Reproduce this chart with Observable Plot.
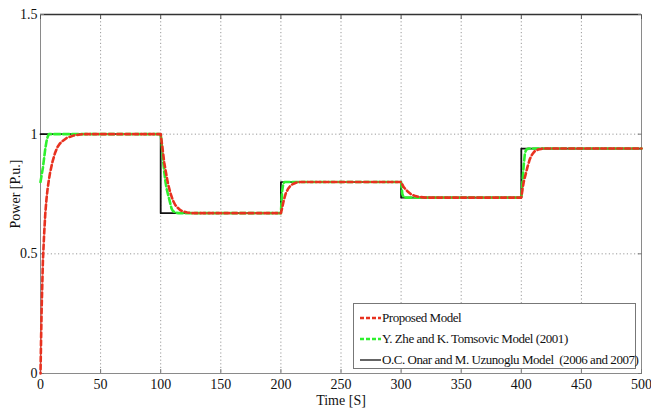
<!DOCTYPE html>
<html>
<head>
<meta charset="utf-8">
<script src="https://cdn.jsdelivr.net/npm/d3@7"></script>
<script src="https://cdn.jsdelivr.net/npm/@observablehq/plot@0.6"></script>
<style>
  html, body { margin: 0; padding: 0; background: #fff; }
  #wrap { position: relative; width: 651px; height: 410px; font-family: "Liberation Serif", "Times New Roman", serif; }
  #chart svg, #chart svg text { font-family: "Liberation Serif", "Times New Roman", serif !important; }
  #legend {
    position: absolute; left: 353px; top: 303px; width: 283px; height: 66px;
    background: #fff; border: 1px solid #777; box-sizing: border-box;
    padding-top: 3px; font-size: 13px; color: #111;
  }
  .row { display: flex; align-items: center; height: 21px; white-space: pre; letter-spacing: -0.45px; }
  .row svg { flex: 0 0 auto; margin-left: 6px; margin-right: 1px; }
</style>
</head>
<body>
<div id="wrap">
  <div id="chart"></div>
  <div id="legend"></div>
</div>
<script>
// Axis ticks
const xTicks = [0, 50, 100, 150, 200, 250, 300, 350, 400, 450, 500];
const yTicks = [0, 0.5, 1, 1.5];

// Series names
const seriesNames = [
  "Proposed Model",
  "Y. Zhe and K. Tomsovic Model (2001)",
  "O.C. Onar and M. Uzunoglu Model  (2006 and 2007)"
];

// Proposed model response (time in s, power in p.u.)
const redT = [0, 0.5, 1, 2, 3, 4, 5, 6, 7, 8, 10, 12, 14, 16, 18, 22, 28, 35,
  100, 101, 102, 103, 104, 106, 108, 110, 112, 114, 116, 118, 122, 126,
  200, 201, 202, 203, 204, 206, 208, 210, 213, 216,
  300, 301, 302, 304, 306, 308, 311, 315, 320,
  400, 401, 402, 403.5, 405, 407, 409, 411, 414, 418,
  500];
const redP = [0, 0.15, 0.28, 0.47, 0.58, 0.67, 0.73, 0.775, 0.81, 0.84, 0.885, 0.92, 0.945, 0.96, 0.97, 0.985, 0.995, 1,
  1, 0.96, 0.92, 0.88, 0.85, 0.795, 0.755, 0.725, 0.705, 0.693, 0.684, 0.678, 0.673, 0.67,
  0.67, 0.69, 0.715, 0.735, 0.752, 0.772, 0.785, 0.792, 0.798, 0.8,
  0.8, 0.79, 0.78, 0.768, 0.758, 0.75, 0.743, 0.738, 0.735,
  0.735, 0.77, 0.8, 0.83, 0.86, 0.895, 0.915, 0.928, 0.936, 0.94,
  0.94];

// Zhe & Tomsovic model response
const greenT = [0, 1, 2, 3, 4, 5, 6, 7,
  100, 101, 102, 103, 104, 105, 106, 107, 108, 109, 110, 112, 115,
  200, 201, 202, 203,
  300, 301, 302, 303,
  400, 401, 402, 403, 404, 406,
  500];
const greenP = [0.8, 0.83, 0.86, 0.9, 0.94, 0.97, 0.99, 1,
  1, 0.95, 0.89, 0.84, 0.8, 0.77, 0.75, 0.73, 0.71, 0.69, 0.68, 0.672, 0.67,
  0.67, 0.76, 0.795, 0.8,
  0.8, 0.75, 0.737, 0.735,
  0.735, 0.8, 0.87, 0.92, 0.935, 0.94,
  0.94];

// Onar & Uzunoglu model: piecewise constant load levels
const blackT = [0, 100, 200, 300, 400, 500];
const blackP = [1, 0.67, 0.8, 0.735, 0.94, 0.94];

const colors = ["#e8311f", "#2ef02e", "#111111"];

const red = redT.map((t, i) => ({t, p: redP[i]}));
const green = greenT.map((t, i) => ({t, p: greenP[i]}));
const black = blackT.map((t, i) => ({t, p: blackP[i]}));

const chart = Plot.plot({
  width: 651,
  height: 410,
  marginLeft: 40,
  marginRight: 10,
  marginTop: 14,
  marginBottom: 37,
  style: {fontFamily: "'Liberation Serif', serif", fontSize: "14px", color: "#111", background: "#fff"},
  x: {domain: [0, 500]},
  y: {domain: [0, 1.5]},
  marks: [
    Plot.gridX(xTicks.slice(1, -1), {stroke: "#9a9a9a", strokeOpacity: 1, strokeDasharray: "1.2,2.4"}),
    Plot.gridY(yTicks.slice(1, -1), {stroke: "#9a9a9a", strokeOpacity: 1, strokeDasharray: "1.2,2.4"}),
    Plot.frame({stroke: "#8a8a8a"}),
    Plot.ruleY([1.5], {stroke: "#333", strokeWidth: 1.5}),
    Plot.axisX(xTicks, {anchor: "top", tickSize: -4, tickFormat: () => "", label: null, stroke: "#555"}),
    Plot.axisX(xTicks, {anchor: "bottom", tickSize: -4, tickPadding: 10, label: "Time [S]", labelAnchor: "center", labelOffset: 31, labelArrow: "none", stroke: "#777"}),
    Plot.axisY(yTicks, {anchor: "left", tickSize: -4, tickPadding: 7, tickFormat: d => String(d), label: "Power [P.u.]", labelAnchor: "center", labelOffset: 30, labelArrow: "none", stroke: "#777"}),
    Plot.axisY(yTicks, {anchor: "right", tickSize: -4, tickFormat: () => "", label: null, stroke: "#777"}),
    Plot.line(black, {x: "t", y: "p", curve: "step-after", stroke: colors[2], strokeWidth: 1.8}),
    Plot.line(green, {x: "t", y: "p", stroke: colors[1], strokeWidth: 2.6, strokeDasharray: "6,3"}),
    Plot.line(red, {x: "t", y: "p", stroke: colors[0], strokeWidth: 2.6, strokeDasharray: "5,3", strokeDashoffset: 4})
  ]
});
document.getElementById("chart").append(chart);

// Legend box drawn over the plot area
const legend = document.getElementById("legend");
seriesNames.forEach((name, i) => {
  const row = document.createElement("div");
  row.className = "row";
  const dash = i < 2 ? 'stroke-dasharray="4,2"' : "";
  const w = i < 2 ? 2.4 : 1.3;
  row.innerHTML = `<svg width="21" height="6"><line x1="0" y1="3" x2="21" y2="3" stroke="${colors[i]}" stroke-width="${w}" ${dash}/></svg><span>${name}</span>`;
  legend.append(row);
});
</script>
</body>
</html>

= = = =

**Work instructions:** Extract from the data every line where "chart" shows up.

**Full solution:**
Reproduce this chart with Observable Plot.
  #chart svg, #chart svg text { font-family: "Liberation Serif", "Times New Roman", serif !important; }
  <div id="chart"></div>
const chart = Plot.plot({
document.getElementById("chart").append(chart);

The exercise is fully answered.